The area of Scratchwood south of the entrance was once hay meadows, growing food for London's vast horse population, but in 1866 Scratchwood and Moat Mount were part of a 400-hectare estate which was purchased by Edward William Cox, and Scratchwood was then used for sport and rearing game. The areas which are now nature reserves were purchased by Hendon Urban District Council in 1923.

The main entrance is by the car park, which is accessed from the northbound lane of Barnet Way, a dual carriageway which is part of the A1 road, near Stirling Corner. There is also access by a footpath from Barnet Lane in Elstree. The London Loop crosses the reserve.

In December 2019 a murder victim was found inside a car which was parked next to the Scratchwood area.

==Mill Hill Golf Course==
Mill Hill Golf Course is a 60-hectare Site of Borough Importance for Nature Conservation, Grade I, immediately south of Scratchwood at Grid Ref . 150 years ago it was farmland, and it later became part of a country estate which included Scratchwood and Moat Mount. The golf course was created in 1927.

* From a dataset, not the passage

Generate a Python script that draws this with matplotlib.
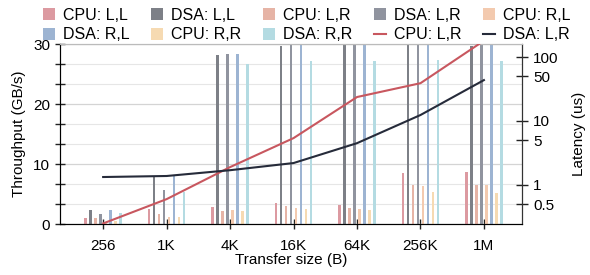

The most important feature of the site is its rich birdlife, including the rare willow tit. Deans Brook rises on the course, and a number of small streams converge towards Stoneyfields Lake, created by damming the brook when the site was a country estate. The lake and streams support many species of water loving plants. The area close to Scratchwood is acid grassland which has uncommon species such as dyer's greenweed and heath speedwell. There are some larger areas of woodland, such as Hemmings Wood at the southern end of the course.